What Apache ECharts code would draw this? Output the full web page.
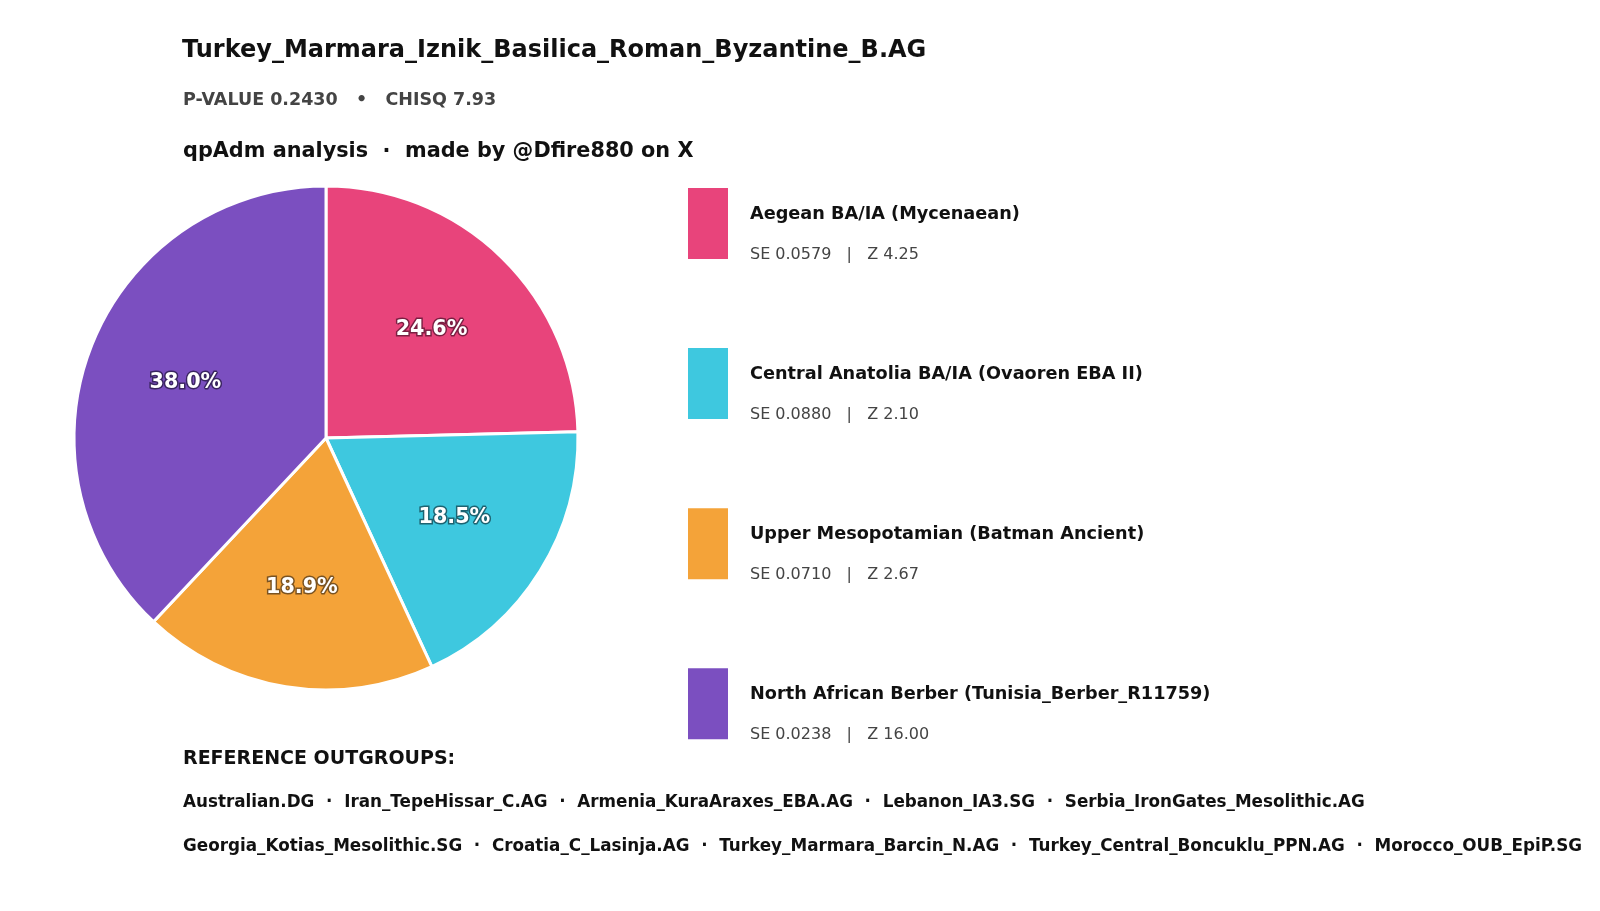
<!DOCTYPE html>
<html>
<head>
<meta charset="utf-8">
<script src="https://cdn.jsdelivr.net/npm/echarts@6/dist/echarts.min.js"></script>
<style>
  html, body { margin: 0; padding: 0; background: #fff; }
  #chart { width: 1600px; height: 911px; }
</style>
</head>
<body>
<div id="chart"></div>
<script>
const sources = [
  "Aegean BA/IA (Mycenaean)",
  "Central Anatolia BA/IA (Ovaoren EBA II)",
  "Upper Mesopotamian (Batman Ancient)",
  "North African Berber (Tunisia_Berber_R11759)",
];
const percents = [24.6, 18.5, 18.9, 38.0];
const stdErrors = ["0.0579", "0.0880", "0.0710", "0.0238"];
const zScores = ["4.25", "2.10", "2.67", "16.00"];
const colors = ["#E8447B", "#3EC8DF", "#F4A339", "#7B4FC0"];
const labelStrokes = ["#7a1f42", "#1d6371", "#7a5322", "#3a2560"];
const outgroupLines = [
  ["Australian.DG", "Iran_TepeHissar_C.AG", "Armenia_KuraAraxes_EBA.AG", "Lebanon_IA3.SG", "Serbia_IronGates_Mesolithic.AG"],
  ["Georgia_Kotias_Mesolithic.SG", "Croatia_C_Lasinja.AG", "Turkey_Marmara_Barcin_N.AG", "Turkey_Central_Boncuklu_PPN.AG", "Morocco_OUB_EpiP.SG"],
];

const font = "DejaVu Sans";
const chart = echarts.init(document.getElementById("chart"), null, { renderer: "canvas" });

const slices = sources.map((name, i) => ({
  name,
  value: percents[i],
  itemStyle: { color: colors[i] },
}));
const labelSlices = sources.map((name, i) => ({
  name,
  value: percents[i],
  label: { textBorderColor: labelStrokes[i] },
}));

const pieCenter = [326, 438];
const pieRadius = 252;

chart.setOption({
  animation: false,
  backgroundColor: "#ffffff",
  title: [
    {
      text: "Turkey_Marmara_Iznik_Basilica_Roman_Byzantine_B.AG",
      left: 177, top: 34,
      textStyle: { fontFamily: font, fontSize: 24, fontWeight: "bold", color: "#111" },
    },
    {
      text: "P-VALUE 0.2430   \u2022   CHISQ 7.93",
      left: 178, top: 86,
      textStyle: { fontFamily: font, fontSize: 17.5, fontWeight: "bold", color: "#444" },
    },
    {
      text: "qpAdm analysis  \u00b7  made by @Dfire880 on X",
      left: 178, top: 136,
      textStyle: { fontFamily: font, fontSize: 20.8, fontWeight: "bold", color: "#111" },
    },
    {
      text: "REFERENCE OUTGROUPS:",
      left: 178, top: 745,
      textStyle: { fontFamily: font, fontSize: 19, fontWeight: "bold", color: "#111" },
    },
    {
      text: outgroupLines.map((line) => line.join("  \u00b7  ")).join("\n"),
      left: 178, top: 776,
      textStyle: { fontFamily: font, fontSize: 16.8, fontWeight: "bold", color: "#111", lineHeight: 44 },
    },
  ],
  legend: {
    orient: "vertical",
    left: 681, top: 181,
    icon: "rect",
    itemWidth: 42, itemHeight: 73,
    itemGap: 83.6,
    selectedMode: false,
    data: sources,
    formatter: (name) => {
      const i = sources.indexOf(name);
      return `{n|${name}}\n{s|SE ${stdErrors[i]}   |   Z ${zScores[i]}}`;
    },
    textStyle: {
      padding: [22, 0, 0, 16],
      rich: {
        n: { fontFamily: font, fontSize: 17.7, fontWeight: "bold", color: "#111", lineHeight: 40 },
        s: { fontFamily: font, fontSize: 16, color: "#444", lineHeight: 40 },
      },
    },
  },
  series: [
    {
      type: "pie",
      center: pieCenter,
      radius: [0, pieRadius],
      startAngle: 90,
      clockwise: true,
      silent: true,
      label: { show: false },
      labelLine: { show: false },
      itemStyle: { borderColor: "#ffffff", borderWidth: 3 },
      data: slices,
    },
    {
      type: "pie",
      center: pieCenter,
      radius: [0, pieRadius * 1.176],
      startAngle: 90,
      clockwise: true,
      silent: true,
      legendHoverLink: false,
      itemStyle: { color: "rgba(0,0,0,0)" },
      emphasis: { disabled: true },
      label: {
        show: true,
        position: "inside",
        formatter: (p) => p.value.toFixed(1) + "%",
        fontFamily: font, fontSize: 20.7, fontWeight: "bold",
        color: "#ffffff", textBorderWidth: 3,
      },
      labelLine: { show: false },
      data: labelSlices,
    },
  ],
});
</script>
</body>
</html>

══════════

== Given exercise ==
Reproduce the material word for word, minus the images.

== Task solution ==
What Apache ECharts code would draw this? Output the full web page.
<!DOCTYPE html>
<html>
<head>
<meta charset="utf-8">
<script src="https://cdn.jsdelivr.net/npm/echarts@6/dist/echarts.min.js"></script>
<style>
  html, body { margin: 0; padding: 0; background: #fff; }
  #chart { width: 1600px; height: 911px; }
</style>
</head>
<body>
<div id="chart"></div>
<script>
const sources = [
  "Aegean BA/IA (Mycenaean)",
  "Central Anatolia BA/IA (Ovaoren EBA II)",
  "Upper Mesopotamian (Batman Ancient)",
  "North African Berber (Tunisia_Berber_R11759)",
];
const percents = [24.6, 18.5, 18.9, 38.0];
const stdErrors = ["0.0579", "0.0880", "0.0710", "0.0238"];
const zScores = ["4.25", "2.10", "2.67", "16.00"];
const colors = ["#E8447B", "#3EC8DF", "#F4A339", "#7B4FC0"];
const labelStrokes = ["#7a1f42", "#1d6371", "#7a5322", "#3a2560"];
const outgroupLines = [
  ["Australian.DG", "Iran_TepeHissar_C.AG", "Armenia_KuraAraxes_EBA.AG", "Lebanon_IA3.SG", "Serbia_IronGates_Mesolithic.AG"],
  ["Georgia_Kotias_Mesolithic.SG", "Croatia_C_Lasinja.AG", "Turkey_Marmara_Barcin_N.AG", "Turkey_Central_Boncuklu_PPN.AG", "Morocco_OUB_EpiP.SG"],
];

const font = "DejaVu Sans";
const chart = echarts.init(document.getElementById("chart"), null, { renderer: "canvas" });

const slices = sources.map((name, i) => ({
  name,
  value: percents[i],
  itemStyle: { color: colors[i] },
}));
const labelSlices = sources.map((name, i) => ({
  name,
  value: percents[i],
  label: { textBorderColor: labelStrokes[i] },
}));

const pieCenter = [326, 438];
const pieRadius = 252;

chart.setOption({
  animation: false,
  backgroundColor: "#ffffff",
  title: [
    {
      text: "Turkey_Marmara_Iznik_Basilica_Roman_Byzantine_B.AG",
      left: 177, top: 34,
      textStyle: { fontFamily: font, fontSize: 24, fontWeight: "bold", color: "#111" },
    },
    {
      text: "P-VALUE 0.2430   \u2022   CHISQ 7.93",
      left: 178, top: 86,
      textStyle: { fontFamily: font, fontSize: 17.5, fontWeight: "bold", color: "#444" },
    },
    {
      text: "qpAdm analysis  \u00b7  made by @Dfire880 on X",
      left: 178, top: 136,
      textStyle: { fontFamily: font, fontSize: 20.8, fontWeight: "bold", color: "#111" },
    },
    {
      text: "REFERENCE OUTGROUPS:",
      left: 178, top: 745,
      textStyle: { fontFamily: font, fontSize: 19, fontWeight: "bold", color: "#111" },
    },
    {
      text: outgroupLines.map((line) => line.join("  \u00b7  ")).join("\n"),
      left: 178, top: 776,
      textStyle: { fontFamily: font, fontSize: 16.8, fontWeight: "bold", color: "#111", lineHeight: 44 },
    },
  ],
  legend: {
    orient: "vertical",
    left: 681, top: 181,
    icon: "rect",
    itemWidth: 42, itemHeight: 73,
    itemGap: 83.6,
    selectedMode: false,
    data: sources,
    formatter: (name) => {
      const i = sources.indexOf(name);
      return `{n|${name}}\n{s|SE ${stdErrors[i]}   |   Z ${zScores[i]}}`;
    },
    textStyle: {
      padding: [22, 0, 0, 16],
      rich: {
        n: { fontFamily: font, fontSize: 17.7, fontWeight: "bold", color: "#111", lineHeight: 40 },
        s: { fontFamily: font, fontSize: 16, color: "#444", lineHeight: 40 },
      },
    },
  },
  series: [
    {
      type: "pie",
      center: pieCenter,
      radius: [0, pieRadius],
      startAngle: 90,
      clockwise: true,
      silent: true,
      label: { show: false },
      labelLine: { show: false },
      itemStyle: { borderColor: "#ffffff", borderWidth: 3 },
      data: slices,
    },
    {
      type: "pie",
      center: pieCenter,
      radius: [0, pieRadius * 1.176],
      startAngle: 90,
      clockwise: true,
      silent: true,
      legendHoverLink: false,
      itemStyle: { color: "rgba(0,0,0,0)" },
      emphasis: { disabled: true },
      label: {
        show: true,
        position: "inside",
        formatter: (p) => p.value.toFixed(1) + "%",
        fontFamily: font, fontSize: 20.7, fontWeight: "bold",
        color: "#ffffff", textBorderWidth: 3,
      },
      labelLine: { show: false },
      data: labelSlices,
    },
  ],
});
</script>
</body>
</html>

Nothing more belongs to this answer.